December 15, 2001
Fellowships provide something that's always in short supply for faculty members and graduate students--extended blocks of time to do research. Now Tulane faculty members and graduate students working in the area of ethics and public affairs need look no further than their own backyard to find fellowship support. The Center for Ethics and Public Affairs, under the auspice of Tulane's Murphy Institute for Political Economy, is sponsoring universitywide fellowships for faculty members who are exploring ethical and moral issues in their teaching and research.
Fellowships also will be offered to Tulane graduate students who have completed their preliminary examinations. Rick Teichgraeber, director of the Murphy Institute and interim head of the ethics and public affairs center, says the fellowships provide an infrastructure for advanced faculty research as well as a stimulus for improving production of PhDs.
"This is the first venture that I know of uptown to provide a substantial infusion of financial support for faculty and graduate-student fellowships, and to do it in a way that is designed to serve a universitywide scholarly community," he says.
The Center for Ethics and Public Affairs, which is in the first year of a three-year startup phase, is funded partly by a $300,000 Wall Fund grant. Substantial support for the center also comes from the Tulane Murphy Foundation and more modest support from the deans of the schools of business, law, engineering and architecture, as well as the dean of the liberal arts and sciences faculty.
"This is a bottom-up initiative," says Teichgraeber. Tulane has many faculty members whose teaching and research focus on ethical questions. The center is about allowing them to do what they're doing more visibly and more successfully.
Critical issues of right and wrong, justice and injustice, citizenship and community, the ethics of scientific research and the ethics of the professions are being examined by faculty and graduate students in departments and schools across the university. Teichgraeber hopes they will step forward and apply for the fellowships by the Jan. 22 deadline. Teichgraeber sees the faculty fellowships, which this year are restricted to Tulane faculty but in subsequent years will be awarded in an international competition, as a way to enhance the reputation of the university.
Faculty and graduate students will participate in weekly seminars organized by the center. Such interaction is not likely to happen, says Teichgraeber, without having the architecture of an interdisciplinary center like this. "That is an important part of the center because the idea here is that you break down barriers between units."
The center's interdisciplinary purpose is reflected in its faculty executive committee, which comprises 14 faculty members from the schools of architecture, engineering, law, medicine and public health and tropical medicine, as well as from the liberal arts and sciences departments of political science and philosophy. The committee members or a subcommittee, if some members apply for the fellowships themselves, will make the selections of the fellowship recipients in March.

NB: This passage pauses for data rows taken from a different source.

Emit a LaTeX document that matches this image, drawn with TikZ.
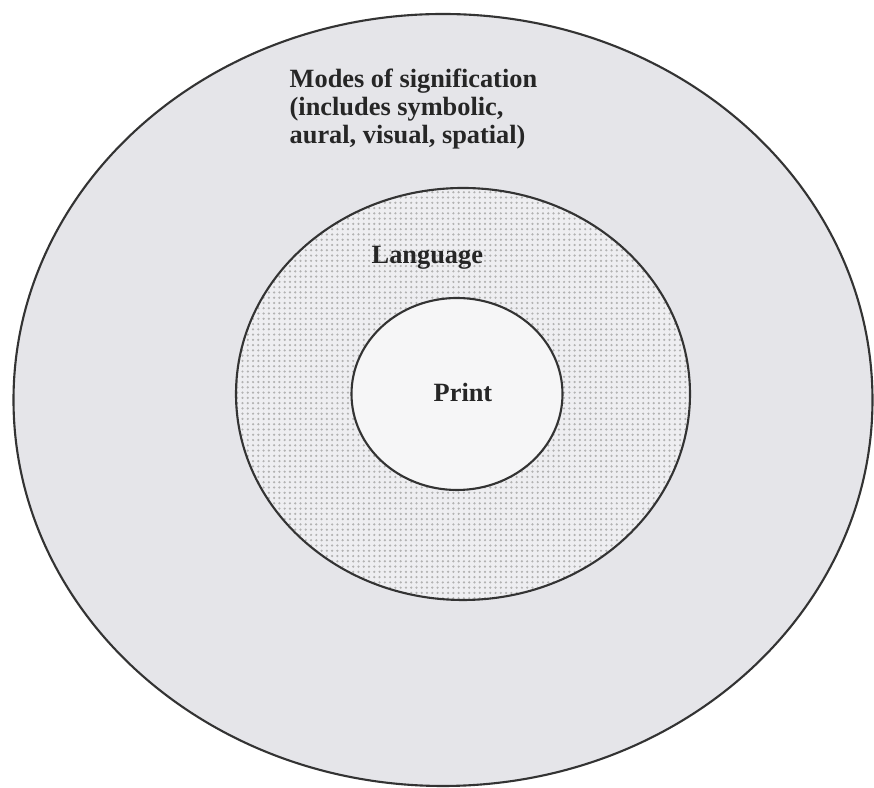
\documentclass[tikz,border=0pt]{standalone}
\usepackage{fontspec}
\setmainfont{Liberation Serif}
\usetikzlibrary{shapes.geometric,patterns.meta}
\definecolor{modesfill}{RGB}{229,229,233}
\definecolor{langfill}{RGB}{238,238,241}
\definecolor{printfill}{RGB}{246,246,247}

\begin{document}
\begin{tikzpicture}[
  ring/.style={ellipse,draw=black!80,line width=0.6pt,inner sep=0pt},
  lbl/.style={font=\fontsize{7.5}{8.0}\selectfont\bfseries,inner sep=0pt,text=black!85}]
  \useasboundingbox[fill=white] (0,0) rectangle (8.74,7.88);

  % 外側の楕円
  \node[ring,fill=modesfill,minimum width=8.59cm,minimum height=7.72cm] (modes) at (4.43,3.88) {};

  % 中間の楕円（点描）
  \node[ring,preaction={fill=langfill},pattern={Dots[distance=1.5pt,radius=0.35pt]},pattern color=black!30,
        minimum width=4.54cm,minimum height=4.12cm] (lang) at (4.63,3.94) {};

  % 内側の楕円
  \node[ring,fill=printfill,minimum width=2.11cm,minimum height=1.92cm] (print) at (4.57,3.94) {};

  % ラベル
  \node[lbl,anchor=north west,align=left] (modestxt) at (2.89,7.2)
    {Modes of signification\\(includes symbolic,\\aural, visual, spatial)};
  \node[lbl,anchor=base west] (langtxt) at (3.71,5.24) {Language};
  \node[lbl,anchor=base west] (printtxt) at (4.33,3.86) {Print};
\end{tikzpicture}
\end{document}
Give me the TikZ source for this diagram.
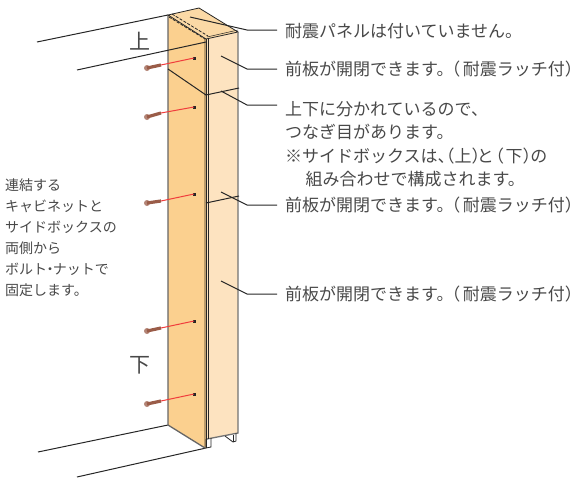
\documentclass[tikz,border=0pt]{standalone}
\usepackage{fontspec}
\setmainfont{Noto Sans CJK JP}
\definecolor{sidec}{HTML}{FBD08F}
\definecolor{frontc}{HTML}{FDE3C0}
\definecolor{topc}{HTML}{FBD9A6}
\definecolor{txt}{HTML}{484848}
\definecolor{boltc}{HTML}{9A5C48}
\definecolor{redl}{HTML}{F03C3C}
\newcommand{\maeita}{前板が開閉できます。\kern-.6em（\kern.15em 耐震ラッチ付）\kern-.6em}
\tikzset{
 x=1pt,y=-1pt,
 edge/.style={draw=black!85,line width=.8pt},
 leader/.style={draw=black!85,line width=1pt},
 wall/.style={draw=black!85,line width=1pt},
 lab/.style={anchor=west,inner sep=0pt,text=txt,font=\fontsize{17}{20}\selectfont},
 lab2/.style={anchor=north west,inner sep=0pt,text=txt,align=left,font=\fontsize{17}{23.4}\selectfont},
 side/.style={anchor=north west,inner sep=0pt,text=txt,align=left,font=\fontsize{14}{21.1}\selectfont},
 big/.style={inner sep=0pt,text=txt,font=\fontsize{21}{21}\selectfont},
 shaft/.style={draw=redl,line width=1pt},
 boltbody/.style={draw=boltc,line width=3.2pt},
 dot/.style={fill=black!85,draw=none,minimum size=3pt,inner sep=0pt,rectangle},
 boltend/.style={circle,fill=boltc!75,draw=none,minimum size=6pt,inner sep=0pt},
}
\begin{document}
\begin{tikzpicture}
\useasboundingbox (0,0) rectangle (573,477);
% walls
\coordinate (wa) at (37,42); \coordinate (wb) at (168,15);
\coordinate (wc) at (77,70); \coordinate (wd) at (206,42);
\coordinate (we) at (38,452); \coordinate (wf) at (168,425);
\coordinate (wg) at (77,477); \coordinate (wh) at (206,448);
\draw[wall] (wa)--(wb);
\draw[wall] (we)--(wf);
\draw[wall] (wg)--(wh);
% cabinet faces
\fill[sidec] (168,15)--(205,39)--(205,448)--(168,425)--cycle;
\fill[topc] (168,15)--(199,8)--(238,32)--(206,39)--cycle;
\fill[frontc] (207,39)--(238,32)--(238,433)--(207,439)--cycle;
\fill[sidec!75!black] (204,39) rectangle (206,448);
\draw[draw=black!60,line width=1.3pt] (168,15)--(168,425)--(205,448);
\draw[edge] (168,15)--(199,8)--(238,32)--(206,39)--cycle;
\draw[draw=black!55,line width=1.3pt] (238,32)--(238,433)--(207,439);
\draw[edge] (206,39)--(206,448);
\draw[edge] (208,38)--(208,439);
\draw[edge,dash pattern=on 3pt off 1.5pt] (172,14)--(208,36);
\draw[edge,dash pattern=on 3pt off 1.5pt] (169,17)--(205,39);
\draw[edge,line width=.5pt] (207,37)--(238,30);
\draw[wall] (wc)--(wd);
% joints
\draw[edge,line width=1pt] (168,69)--(206,95)--(239,88);
\draw[edge,line width=1pt] (206,203)--(239,196);
% feet
\draw[edge] (206,439)--(206,448)(211,438)--(211,447)--(206,448);
\draw[edge] (225,436)--(233,442)--(236,441)--(236,433);
\draw[edge] (233,442)--(233,435);
% bolts
\foreach \n/\ax/\ay/\bx/\by/\cx/\cy in {a/147/68/161/65/194/58, b/147/117/161/113/194/107, c/147/203/161/201/194/194, d/147/331/161/328/194/321, e/147/404/161/401/194/394}{
  \coordinate (h\n) at (\ax,\ay);
  \coordinate (m\n) at (\bx,\by);
  \node[dot] (t\n) at (\cx,\cy) {};
  \node[boltend] (e\n) at (h\n) {};
  \draw[boltbody] (e\n.center)--(m\n);
  \draw[shaft] (m\n)--(t\n.center);
}
% leaders
\node[lab] (l1) at (285,31) {耐震パネルは付いていません。};
\node[lab] (l2) at (285,69) {\maeita};
\node[lab2] (l3) at (285,101) {上下に分かれているので、\\つなぎ目があります。\\※サイドボックスは、\kern-1em（上）\kern-.7em と\kern-.4em（\kern.1em 下）\kern-.55em の\\\hspace{1.2em}組み合わせで構成されます。};
\node[lab] (l4) at (285,205) {\maeita};
\node[lab] (l5) at (285,294) {\maeita};
\coordinate (p1) at (190,17); \coordinate (p2) at (221,56); \coordinate (p3) at (221,91);
\coordinate (p4) at (221,192); \coordinate (p5) at (221,281);
\draw[leader] (p1)--(247,30)--(277,30);
\draw[leader] (p2)--(247,69)--(277,69);
\draw[leader] (p3)--(247,105)--(277,105);
\draw[leader] (p4)--(247,205)--(277,205);
\draw[leader] (p5)--(247,294)--(277,294);
% other text
\node[big] (up) at (140,41) {上};
\node[big] (down) at (140,365) {下};
\node[side] (s) at (5,178.5) {連結する\\キャビネットと\\サイドボックスの\\両側から\\ボルト\kern-.3em・\kern-.3em ナットで\\固定します。};
\end{tikzpicture}
\end{document}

Under the umbrella of the Murphy Institute, the center aims to expand the institute's mission and make it more of a universitywide resource. The Murphy Institute was founded in 1980 as a program concerned with the study of the interconnections between politics and economics. It has focused on the undergraduate political economy major, and it has also sponsored faculty conferences, lectures and a series of political economy papers.
Teichgraeber says that from the start the Murphy Institute was expansive in its approach to political economy as an interdisciplinary field and has not limited its program to economics and more traditional political science. As he sought ways to advance the Murphy Institute and spread its intellectual and financial resources more broadly through the university, Teichgraeber says he looked at the landscape of the university and at the strengths of Murphy Institute faculty.
"It was clear that our strength, both in teaching and research, fell in the area of moral and political philosophy. The new journal Politics, Philosophy & Economics, edited by philosophy professor Gerald Gaus and associate professor Jonathan Riley, is visible evidence of that academic strength."
Teichgraeber says the journal is an important part of the center's external identity, and it provides an opportunity for Tulane faculty to showcase their work in the same arena with eminent international scholars. Lisa Luongo is the managing editor of the journal and also will coordinate the application process for the fellowships. While the ethics and public affairs center awaits the go-ahead to build or renovate a site for its offices and seminar rooms, Teichgraeber says he didn't want to delay offering the fellowships.
"We decided we needed to get some momentum. We needed to get some resources in the hands of Tulane faculty and graduate students now."